[Code that draws figures]
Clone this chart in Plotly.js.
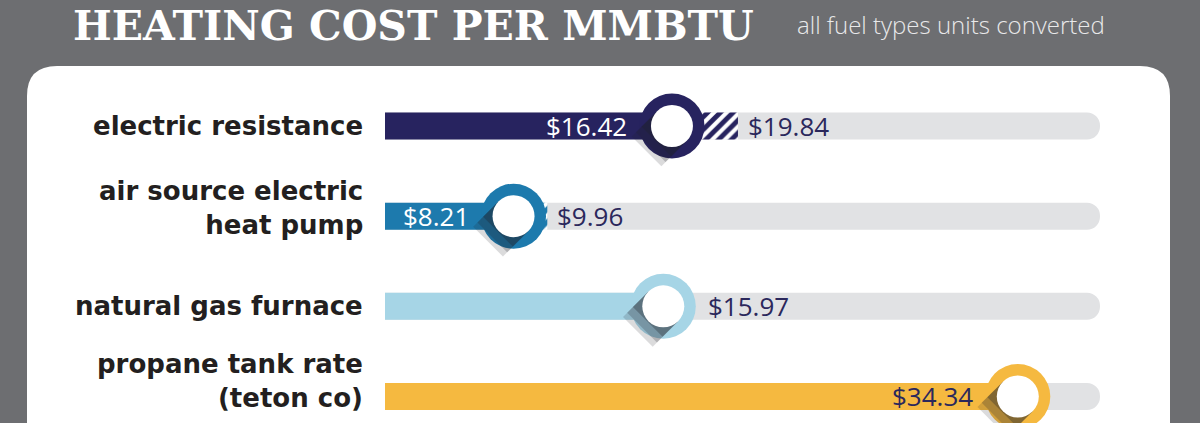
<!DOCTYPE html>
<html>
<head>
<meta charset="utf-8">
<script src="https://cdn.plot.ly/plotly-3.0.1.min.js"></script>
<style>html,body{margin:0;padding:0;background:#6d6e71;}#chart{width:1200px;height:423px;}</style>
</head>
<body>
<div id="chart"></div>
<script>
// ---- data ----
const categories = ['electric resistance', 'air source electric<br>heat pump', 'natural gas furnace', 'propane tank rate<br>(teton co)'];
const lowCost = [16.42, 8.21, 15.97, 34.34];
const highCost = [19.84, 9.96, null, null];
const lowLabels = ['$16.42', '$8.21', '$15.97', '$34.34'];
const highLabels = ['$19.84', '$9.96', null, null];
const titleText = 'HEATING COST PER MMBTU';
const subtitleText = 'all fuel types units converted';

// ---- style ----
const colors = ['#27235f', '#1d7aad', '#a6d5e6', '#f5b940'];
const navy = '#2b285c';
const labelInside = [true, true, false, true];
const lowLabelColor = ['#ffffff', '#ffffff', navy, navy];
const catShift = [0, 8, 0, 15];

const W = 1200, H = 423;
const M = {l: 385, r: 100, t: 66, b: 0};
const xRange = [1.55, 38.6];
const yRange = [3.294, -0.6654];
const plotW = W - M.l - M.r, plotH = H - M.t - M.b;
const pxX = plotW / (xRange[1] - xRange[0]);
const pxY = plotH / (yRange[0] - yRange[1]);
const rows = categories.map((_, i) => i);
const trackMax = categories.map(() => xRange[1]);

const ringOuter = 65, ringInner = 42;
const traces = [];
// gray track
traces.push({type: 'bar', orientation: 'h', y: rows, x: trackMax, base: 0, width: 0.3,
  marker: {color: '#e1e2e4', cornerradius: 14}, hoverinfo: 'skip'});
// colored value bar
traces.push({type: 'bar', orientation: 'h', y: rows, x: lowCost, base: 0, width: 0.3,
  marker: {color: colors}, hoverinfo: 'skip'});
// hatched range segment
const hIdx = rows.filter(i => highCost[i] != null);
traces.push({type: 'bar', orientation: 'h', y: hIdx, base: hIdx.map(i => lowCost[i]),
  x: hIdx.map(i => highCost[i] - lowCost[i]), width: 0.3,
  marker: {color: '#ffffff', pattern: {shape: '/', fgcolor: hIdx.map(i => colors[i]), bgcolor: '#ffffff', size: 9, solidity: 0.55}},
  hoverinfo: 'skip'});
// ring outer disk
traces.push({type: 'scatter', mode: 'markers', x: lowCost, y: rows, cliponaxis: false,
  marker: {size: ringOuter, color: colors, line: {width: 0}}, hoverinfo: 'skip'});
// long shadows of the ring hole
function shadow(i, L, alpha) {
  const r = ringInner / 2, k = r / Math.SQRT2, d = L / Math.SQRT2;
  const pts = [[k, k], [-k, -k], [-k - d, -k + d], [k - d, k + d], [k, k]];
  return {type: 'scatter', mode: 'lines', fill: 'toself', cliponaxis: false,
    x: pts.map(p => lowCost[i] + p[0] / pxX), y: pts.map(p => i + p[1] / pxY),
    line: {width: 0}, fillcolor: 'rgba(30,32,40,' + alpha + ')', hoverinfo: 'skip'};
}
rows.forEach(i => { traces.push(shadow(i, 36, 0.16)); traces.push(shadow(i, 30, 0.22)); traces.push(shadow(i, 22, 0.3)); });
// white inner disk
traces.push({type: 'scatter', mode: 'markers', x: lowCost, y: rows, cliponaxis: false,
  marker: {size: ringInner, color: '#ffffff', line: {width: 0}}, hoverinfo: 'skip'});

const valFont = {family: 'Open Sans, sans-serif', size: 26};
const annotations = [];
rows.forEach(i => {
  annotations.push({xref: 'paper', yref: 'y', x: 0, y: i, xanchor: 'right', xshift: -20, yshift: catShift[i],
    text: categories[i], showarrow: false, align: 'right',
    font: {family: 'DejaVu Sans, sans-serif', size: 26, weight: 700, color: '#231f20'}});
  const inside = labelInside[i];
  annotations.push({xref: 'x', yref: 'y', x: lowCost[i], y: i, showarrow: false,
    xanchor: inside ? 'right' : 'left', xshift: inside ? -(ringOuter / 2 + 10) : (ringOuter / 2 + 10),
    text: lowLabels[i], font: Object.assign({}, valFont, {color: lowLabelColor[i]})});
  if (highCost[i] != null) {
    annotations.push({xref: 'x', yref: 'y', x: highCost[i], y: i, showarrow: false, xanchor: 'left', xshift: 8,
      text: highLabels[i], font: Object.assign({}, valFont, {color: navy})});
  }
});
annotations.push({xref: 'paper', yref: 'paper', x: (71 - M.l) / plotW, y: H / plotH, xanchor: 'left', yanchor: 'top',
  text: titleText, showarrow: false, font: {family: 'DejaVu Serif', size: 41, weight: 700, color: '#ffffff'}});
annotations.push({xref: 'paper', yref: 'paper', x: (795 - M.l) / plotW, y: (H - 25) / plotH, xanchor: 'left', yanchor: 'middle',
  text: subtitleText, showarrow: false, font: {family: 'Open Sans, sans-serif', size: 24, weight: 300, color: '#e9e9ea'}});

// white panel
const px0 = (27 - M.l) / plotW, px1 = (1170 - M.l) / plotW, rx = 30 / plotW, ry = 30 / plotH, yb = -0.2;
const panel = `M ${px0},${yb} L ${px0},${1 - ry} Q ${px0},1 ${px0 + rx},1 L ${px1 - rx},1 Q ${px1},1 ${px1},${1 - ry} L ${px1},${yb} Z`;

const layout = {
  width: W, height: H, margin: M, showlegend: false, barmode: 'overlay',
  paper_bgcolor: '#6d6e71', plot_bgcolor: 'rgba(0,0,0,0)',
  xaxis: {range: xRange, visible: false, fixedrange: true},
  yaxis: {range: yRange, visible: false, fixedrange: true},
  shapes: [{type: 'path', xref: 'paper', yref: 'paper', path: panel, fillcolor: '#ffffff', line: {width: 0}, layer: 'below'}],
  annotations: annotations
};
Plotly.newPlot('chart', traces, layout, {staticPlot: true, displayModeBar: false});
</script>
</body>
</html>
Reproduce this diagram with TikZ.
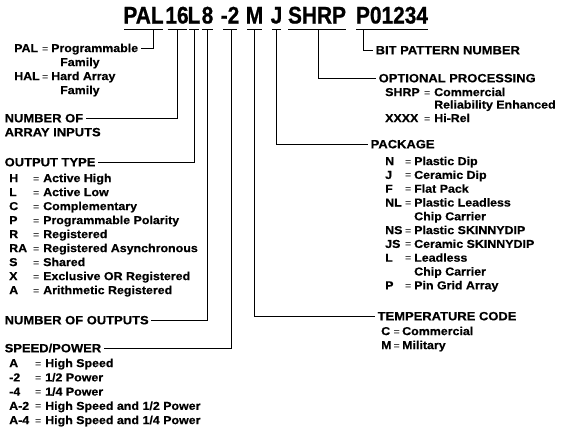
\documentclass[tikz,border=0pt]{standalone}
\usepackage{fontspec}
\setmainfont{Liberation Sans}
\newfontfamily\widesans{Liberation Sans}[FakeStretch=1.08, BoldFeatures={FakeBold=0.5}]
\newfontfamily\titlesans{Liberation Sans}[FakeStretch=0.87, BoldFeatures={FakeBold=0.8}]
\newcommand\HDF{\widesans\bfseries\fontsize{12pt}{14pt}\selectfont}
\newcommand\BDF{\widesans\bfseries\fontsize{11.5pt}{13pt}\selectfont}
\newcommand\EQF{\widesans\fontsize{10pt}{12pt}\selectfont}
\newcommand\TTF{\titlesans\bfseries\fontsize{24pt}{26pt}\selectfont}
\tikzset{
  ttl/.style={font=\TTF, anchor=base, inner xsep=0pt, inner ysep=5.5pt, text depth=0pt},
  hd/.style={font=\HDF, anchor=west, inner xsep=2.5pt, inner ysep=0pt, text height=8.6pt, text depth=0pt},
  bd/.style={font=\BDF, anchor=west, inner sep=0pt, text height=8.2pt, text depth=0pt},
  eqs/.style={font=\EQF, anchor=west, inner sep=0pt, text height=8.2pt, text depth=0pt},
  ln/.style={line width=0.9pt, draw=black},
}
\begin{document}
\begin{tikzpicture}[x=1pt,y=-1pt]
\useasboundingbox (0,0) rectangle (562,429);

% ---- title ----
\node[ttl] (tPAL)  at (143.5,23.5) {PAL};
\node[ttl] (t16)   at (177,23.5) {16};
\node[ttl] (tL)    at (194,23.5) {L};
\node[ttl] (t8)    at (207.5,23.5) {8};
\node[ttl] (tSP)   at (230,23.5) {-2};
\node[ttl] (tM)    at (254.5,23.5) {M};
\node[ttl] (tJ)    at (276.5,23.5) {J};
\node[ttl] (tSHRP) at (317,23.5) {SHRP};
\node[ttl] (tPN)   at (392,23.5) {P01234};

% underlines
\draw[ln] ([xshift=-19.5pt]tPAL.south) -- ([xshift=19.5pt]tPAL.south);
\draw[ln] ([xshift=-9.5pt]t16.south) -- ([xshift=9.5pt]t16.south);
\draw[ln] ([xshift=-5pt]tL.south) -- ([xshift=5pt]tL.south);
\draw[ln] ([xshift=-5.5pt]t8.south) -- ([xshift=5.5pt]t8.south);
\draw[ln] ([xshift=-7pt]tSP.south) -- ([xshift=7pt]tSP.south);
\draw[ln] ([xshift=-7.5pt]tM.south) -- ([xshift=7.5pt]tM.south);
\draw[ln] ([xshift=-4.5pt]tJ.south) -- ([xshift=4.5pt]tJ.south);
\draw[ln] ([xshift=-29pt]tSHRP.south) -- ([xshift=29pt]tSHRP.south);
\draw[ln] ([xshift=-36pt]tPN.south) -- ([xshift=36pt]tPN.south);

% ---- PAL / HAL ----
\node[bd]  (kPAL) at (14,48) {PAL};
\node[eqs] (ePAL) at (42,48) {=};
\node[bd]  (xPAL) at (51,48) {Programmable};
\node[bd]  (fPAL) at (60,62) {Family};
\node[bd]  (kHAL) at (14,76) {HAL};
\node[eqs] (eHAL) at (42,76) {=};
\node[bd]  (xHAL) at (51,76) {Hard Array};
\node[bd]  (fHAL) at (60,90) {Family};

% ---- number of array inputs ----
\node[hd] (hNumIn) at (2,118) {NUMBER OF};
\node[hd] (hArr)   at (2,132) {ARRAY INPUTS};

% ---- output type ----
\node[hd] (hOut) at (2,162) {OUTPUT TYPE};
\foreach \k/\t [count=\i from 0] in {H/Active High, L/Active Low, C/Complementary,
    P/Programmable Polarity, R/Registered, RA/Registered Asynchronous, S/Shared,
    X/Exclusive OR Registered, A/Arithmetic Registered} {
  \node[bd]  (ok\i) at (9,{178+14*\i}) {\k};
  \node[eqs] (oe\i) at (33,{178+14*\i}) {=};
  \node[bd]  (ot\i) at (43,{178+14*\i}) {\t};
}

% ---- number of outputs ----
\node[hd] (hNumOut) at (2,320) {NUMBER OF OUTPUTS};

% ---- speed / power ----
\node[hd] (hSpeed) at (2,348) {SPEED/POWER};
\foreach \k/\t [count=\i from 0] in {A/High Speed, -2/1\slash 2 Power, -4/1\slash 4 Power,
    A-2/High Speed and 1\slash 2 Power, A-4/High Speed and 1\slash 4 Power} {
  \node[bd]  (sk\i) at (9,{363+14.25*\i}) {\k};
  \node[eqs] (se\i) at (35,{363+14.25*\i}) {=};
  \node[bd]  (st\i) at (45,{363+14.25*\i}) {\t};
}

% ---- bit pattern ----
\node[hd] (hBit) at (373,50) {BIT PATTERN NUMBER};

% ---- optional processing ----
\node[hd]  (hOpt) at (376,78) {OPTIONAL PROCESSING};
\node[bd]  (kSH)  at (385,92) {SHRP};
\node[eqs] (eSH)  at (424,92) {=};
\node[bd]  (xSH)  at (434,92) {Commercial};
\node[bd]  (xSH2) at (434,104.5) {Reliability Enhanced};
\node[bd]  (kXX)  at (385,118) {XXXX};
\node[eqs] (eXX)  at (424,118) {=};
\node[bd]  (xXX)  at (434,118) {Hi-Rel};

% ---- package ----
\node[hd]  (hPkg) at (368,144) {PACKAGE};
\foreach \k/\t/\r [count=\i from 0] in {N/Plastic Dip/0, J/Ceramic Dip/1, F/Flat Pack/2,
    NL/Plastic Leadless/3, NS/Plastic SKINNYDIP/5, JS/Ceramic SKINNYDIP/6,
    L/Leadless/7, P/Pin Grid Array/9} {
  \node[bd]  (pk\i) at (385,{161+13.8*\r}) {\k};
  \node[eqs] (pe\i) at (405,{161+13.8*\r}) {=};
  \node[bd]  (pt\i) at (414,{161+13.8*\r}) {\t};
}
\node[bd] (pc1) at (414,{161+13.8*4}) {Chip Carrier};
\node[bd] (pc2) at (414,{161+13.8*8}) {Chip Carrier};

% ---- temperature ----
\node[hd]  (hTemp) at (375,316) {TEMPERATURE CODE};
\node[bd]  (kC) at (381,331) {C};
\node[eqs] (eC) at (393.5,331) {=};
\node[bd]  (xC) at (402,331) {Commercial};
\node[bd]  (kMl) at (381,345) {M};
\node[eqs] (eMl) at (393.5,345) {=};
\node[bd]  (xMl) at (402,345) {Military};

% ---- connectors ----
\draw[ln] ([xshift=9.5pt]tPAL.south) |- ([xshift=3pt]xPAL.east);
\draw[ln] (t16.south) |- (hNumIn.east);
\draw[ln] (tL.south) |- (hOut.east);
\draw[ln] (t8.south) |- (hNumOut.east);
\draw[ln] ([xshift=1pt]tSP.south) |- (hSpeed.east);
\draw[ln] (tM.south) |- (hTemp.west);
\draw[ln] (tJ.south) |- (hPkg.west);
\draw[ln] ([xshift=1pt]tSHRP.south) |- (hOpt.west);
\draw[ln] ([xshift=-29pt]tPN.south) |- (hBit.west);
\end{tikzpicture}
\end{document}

* **Written exercise**
Return the lines exactly as they stand, from the start of the entries through the line holding "const trackMax = categories.map(()"; omit the pictures.

* **Full solution**
Clone this chart in Plotly.js.
<!DOCTYPE html>
<html>
<head>
<meta charset="utf-8">
<script src="https://cdn.plot.ly/plotly-3.0.1.min.js"></script>
<style>html,body{margin:0;padding:0;background:#6d6e71;}#chart{width:1200px;height:423px;}</style>
</head>
<body>
<div id="chart"></div>
<script>
// ---- data ----
const categories = ['electric resistance', 'air source electric<br>heat pump', 'natural gas furnace', 'propane tank rate<br>(teton co)'];
const lowCost = [16.42, 8.21, 15.97, 34.34];
const highCost = [19.84, 9.96, null, null];
const lowLabels = ['$16.42', '$8.21', '$15.97', '$34.34'];
const highLabels = ['$19.84', '$9.96', null, null];
const titleText = 'HEATING COST PER MMBTU';
const subtitleText = 'all fuel types units converted';

// ---- style ----
const colors = ['#27235f', '#1d7aad', '#a6d5e6', '#f5b940'];
const navy = '#2b285c';
const labelInside = [true, true, false, true];
const lowLabelColor = ['#ffffff', '#ffffff', navy, navy];
const catShift = [0, 8, 0, 15];

const W = 1200, H = 423;
const M = {l: 385, r: 100, t: 66, b: 0};
const xRange = [1.55, 38.6];
const yRange = [3.294, -0.6654];
const plotW = W - M.l - M.r, plotH = H - M.t - M.b;
const pxX = plotW / (xRange[1] - xRange[0]);
const pxY = plotH / (yRange[0] - yRange[1]);
const rows = categories.map((_, i) => i);
const trackMax = categories.map(() => xRange[1]);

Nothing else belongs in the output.